Trump, at age 70, is from a generation that grew up with winners and losers on the playgrounds, and he is surrounding himself with a cabinet of the same ilk.
This isn’t to suggest that Barack Obama isn’t competitive or that he necessarily subscribes to the idea that everyone is entitled to an award for simply participating. As the first African-American president and the fifth-youngest president when he took office at age 47 eight years ago, Obama is clearly competitive and a winner.
But many in his generation ascribe to the theory that kids need to feel good about themselves even when they are outperformed by their peers.
They do need self-esteem when they do the best they can, but everyone being a winner just isn’t the way life is. Some athletes are more gifted than others. Some students are more intelligent than their peers. Some simply try harder.
The goal should be to do the best one can with what he or she is given, and for that there should be recognition.
But not keeping score and giving everyone the same reward, regardless of talent or effort, doesn’t equip young people for the inevitable defeats everyone experiences sometimes in life.
Following his team’s loss to Maryland last month, Louisville women’s basketball coach Jeff Walz turned his postgame press conference into what some called a rant on the subject. In his view, too many millennials are “soft,” thanks to America’s increasingly prevalent “everyone’s a winner” attitude toward competition among kids.
“Right now,” he said, “the generation of kids that are coming through, everybody gets a damn trophy, OK? You finish last, you come home with a trophy. You kidding me? What’s that teaching kids?

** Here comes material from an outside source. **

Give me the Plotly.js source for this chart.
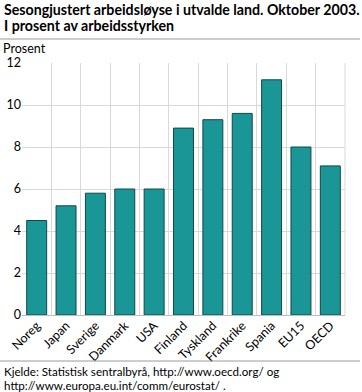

It’s OK to lose! And unfortunately, it’s our society. It’s what we’re building for. And it’s not just in basketball, it’s in life. Everybody thinks they should get a job. Everybody thinks they should get a good job. No, that’s not the way it works. But unfortunately, that’s what we are preparing for. Because you finish fifth, you walk home with this nice trophy, parents are all excited? No. I mean, not to be too blunt, but you’re a loser. Like, we’re losers, we got beat. So you lost. There is no trophy for us.”
Not to be overlooked is that the team that defeated Louisville consisted of players approximately the same age as those who lost. So everyone that age wasn’t a loser in that particular game.
Also, responding to a loss often tells more about an individual’s or a team’s character than a win.